すると今度は口に酸素マスクがあてがわれ、「では点滴で麻酔を入れていきます」との合図。なんだか麻酔ばかりだな、大丈夫なのかな…などと心配している間に眠ってしまい、目が覚めたのは手術をすっかり終え、部屋を出てからでした。看護師に「勢楽美さん、終わりましたよ」とたたかれてもいまいち状況が分からず、まだ意識も朦朧としている中、付き添ってくれた母がいるのは分かったけれど、口を開く元気はなかったです。

 

部屋に戻ると次第に意識がはっきりしてきて、そしてまず感じたのが喉の違和感でした。
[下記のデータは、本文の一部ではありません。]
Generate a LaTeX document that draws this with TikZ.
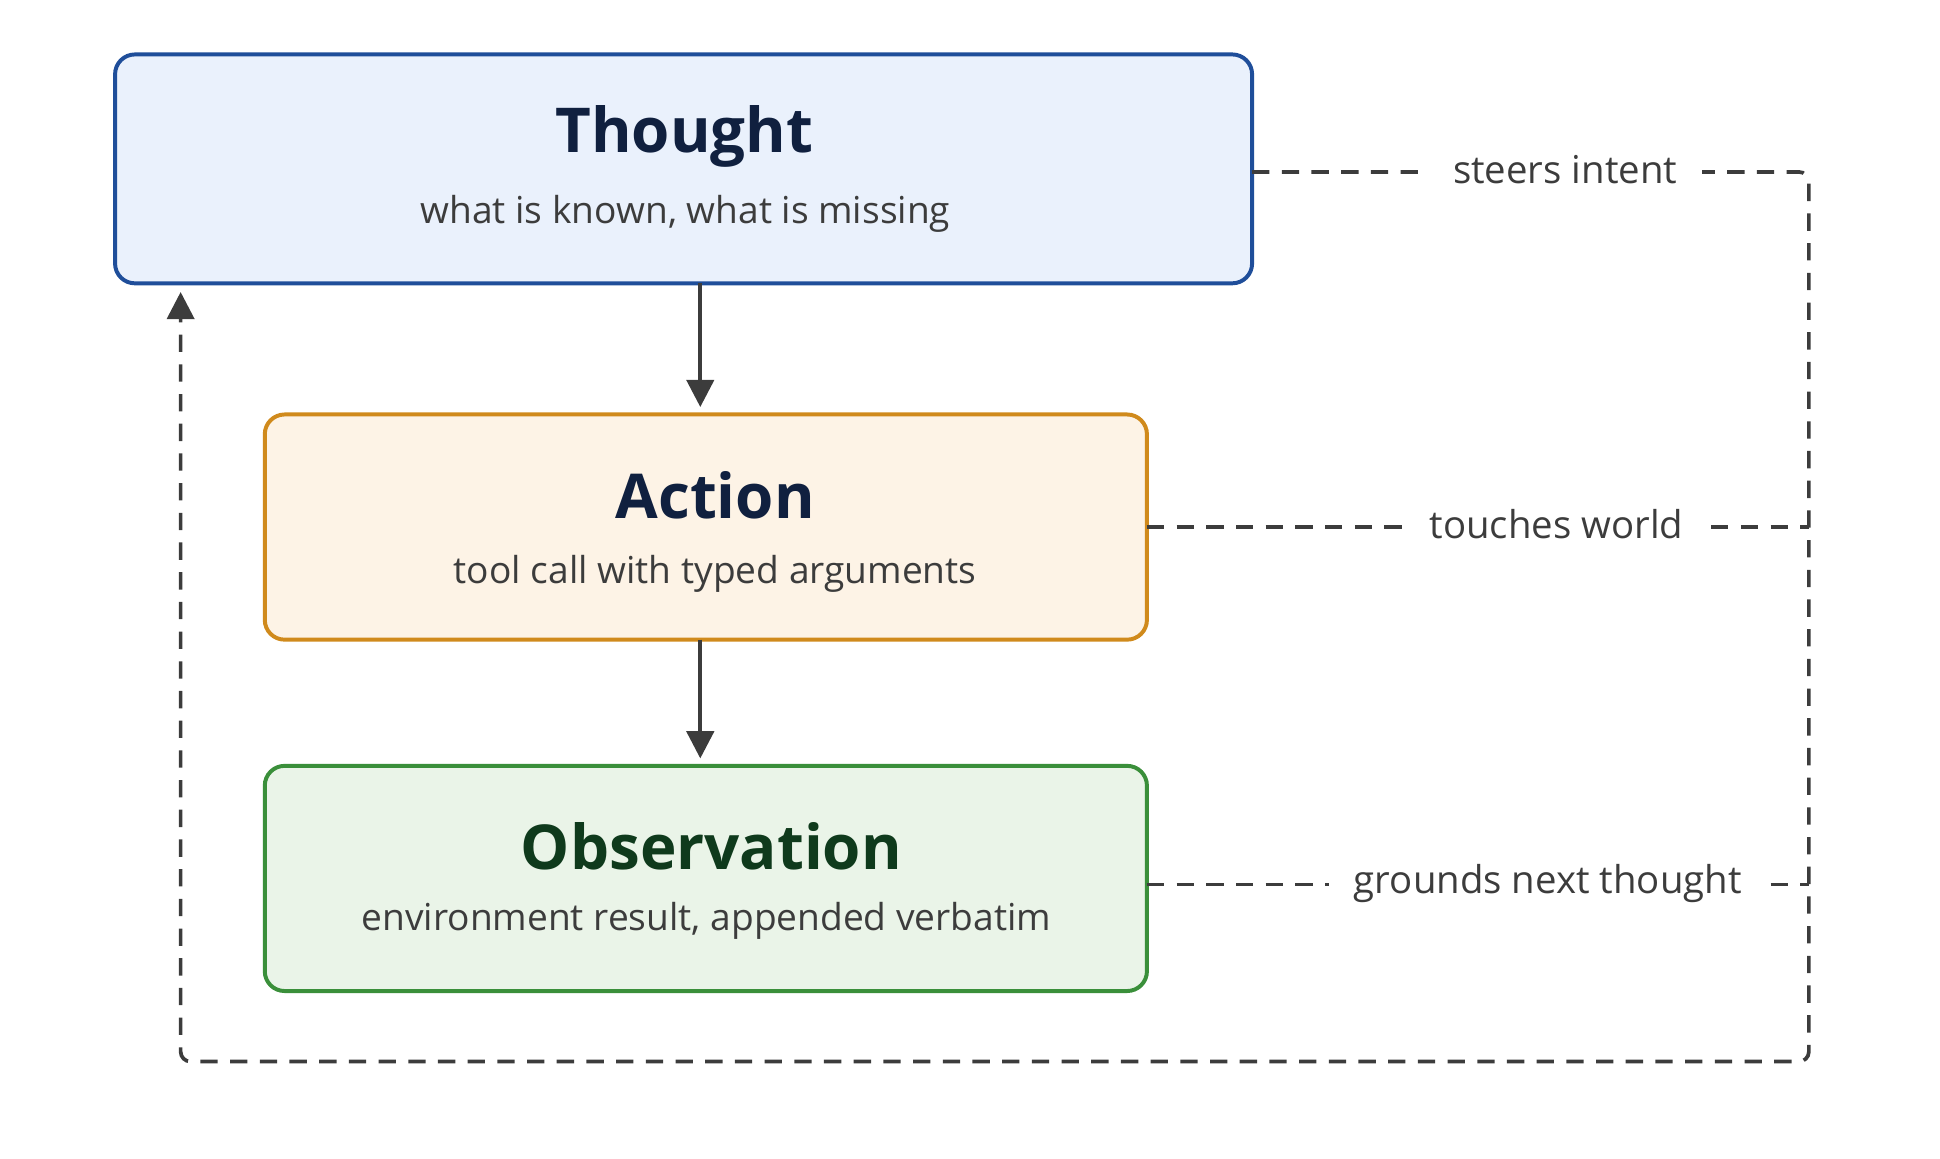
\documentclass[tikz,border=0pt]{standalone}
\usepackage{fontspec}
\setmainfont{Open Sans}
\usepackage{tikz}
\usetikzlibrary{arrows.meta}
\definecolor{thoughtline}{HTML}{1F4E9A}
\definecolor{thoughtfill}{HTML}{EAF1FC}
\definecolor{actionline}{HTML}{D08A1C}
\definecolor{actionfill}{HTML}{FDF3E6}
\definecolor{obsline}{HTML}{3A8F3A}
\definecolor{obsfill}{HTML}{EAF4E8}
\definecolor{navy}{HTML}{10203F}
\definecolor{darkgreen}{HTML}{0F3A1C}
\definecolor{linegray}{HTML}{3C3C3C}

\begin{document}
\begin{tikzpicture}[x=0.5pt,y=0.5pt,yscale=-1,xscale=1,
  stagebox/.style={rounded corners=8pt,line width=1.6pt},
  flowarrow/.style={-{Triangle[length=11pt,width=11pt]},line width=1.6pt,linegray},
  loopline/.style={dash pattern=on 7pt off 5pt,line width=1.5pt,linegray},
  sidelabel/.style={fill=white,inner xsep=10pt,inner ysep=4pt,font=\fontsize{15.5}{19}\selectfont,text=linegray}]
\useasboundingbox (0,0) rectangle (1568,936);

%Boxes
\draw[stagebox,draw=thoughtline,fill=thoughtfill] (93,44) rectangle (1012,229);
\draw[stagebox,draw=actionline,fill=actionfill] (214,335) rectangle (927,517);
\draw[stagebox,draw=obsline,fill=obsfill] (214,619) rectangle (927,801);

% Text Nodes
\node (thought) at (553,110) {\fontsize{25}{30}\selectfont\bfseries\color{navy}Thought};
\node (thoughtsub) at (554,173) {\fontsize{15}{19}\selectfont\color{linegray}what is known, what is missing};
\node (action) at (578,400) {\fontsize{25}{30}\selectfont\bfseries\color{navy}Action};
\node (actionsub) at (578,464) {\fontsize{15}{19}\selectfont\color{linegray}tool call with typed arguments};
\node (obs) at (575,684) {\fontsize{25}{30}\selectfont\bfseries\color{darkgreen}Observation};
\node (obssub) at (571,744) {\fontsize{15}{19}\selectfont\color{linegray}environment result, appended verbatim};

%Coordinates
\coordinate (tb) at (566,229);
\coordinate (at) at (566,329);
\coordinate (ab) at (566,517);
\coordinate (ot) at (566,613);
\coordinate (tr) at (1012,139);
\coordinate (ar) at (927,426);
\coordinate (or) at (927,715);
\coordinate (c1) at (1462,139);
\coordinate (c2) at (1462,858);
\coordinate (c3) at (146,858);
\coordinate (tl) at (146,236);

%Arrows
\draw[flowarrow] (tb) -- (at);
\draw[flowarrow] (ab) -- (ot);

%Dashed loop
\draw[loopline,rounded corners=4pt,-{Triangle[length=11pt,width=11pt]}] (tr) -- (c1) -- (c2) -- (c3) -- (tl);
\draw[loopline] (ar) -- (1462,426);
\draw[loopline] (or) -- (1462,715);

%Labels
\node[sidelabel] (steers) at (1265,137) {steers intent};
\node[sidelabel] (touches) at (1258,424) {touches world};
\node[sidelabel] (grounds) at (1251,714) {grounds next thought};

\end{tikzpicture}
\end{document}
妙にタンが絡んで呼吸がしにくいんですよ。そういえば全身麻酔の時には喉に呼吸を促すチューブを入れるため、しばらく声がかすれたり、歯が欠けたり抜けたりすることがあると注意されていたのでした。寝ている間に入れられて抜かれたのでどうなっていたのかは知る由もありませんが、なにかをされたのは、この猛烈な喉の違和感でわかります。一瞬怖くなって舌先で口の中を確認しましたが、大丈夫、歯は全部残ってる。

そして、最大の問題は下肢です。腰から下の感覚が、まったく戻ってきません。足を動かしてみろと言われるのですが、まるで石像になってしまったかのようにピクリともしないのです。これは苦痛でした。腰から下が石になったと考えてみてください、寝返りどころか上体をひねることもままなりませんから。

手術室から戻って2時間が過ぎてもまだ感覚は戻らず、看護師や麻酔医がかわるがわる来て微妙に違う見解を示して去っていくのをただ見送っていました。そして最終的には硬膜外麻酔を止められてしまいました

止められたらようやく感覚が戻り始めたものの、今度は腹の痛みが押し寄せてきます。当たり前です。痛みを軽減するための麻酔が止められたのですから。「足のしびれとおなかの痛み、どっちがつらいかですね~、どうしますか」と究極の二択を迫られるのですが、どっちもイヤだヨ~というのが正直なところ。

でも実は。

硬膜外麻酔は止められたけど、私には秘密兵器の安楽スイッチがあるのです

このスイッチを1回押すと、背中がスーッと冷たくなり、麻酔が一定量投入されます。するとあら不思議、おなかの痛みがすっと軽くなるのです。

これはいい!

医師からは「痛くなったらスイッチを押せばいいですよ」と言われたのでこれ幸いとばかりに連打。

いやっほ~、このスイッチさえあればなにも怖いものなんてな~い!

と、調子に乗って連打するまではよかったのですが、突然、あることに気が付きました。

あれ、足が動かない・・・

そう、スイッチで麻酔が入ると、なぜか腹より足に効く。それも右足だけ。右腰から足先までがまたしても石像になってしまいました。

これは怖い。

それからあんなに連打していたスイッチに触れることも怖くなってしまいました。

そして朝方まで腹の痛みに耐えることになるのです。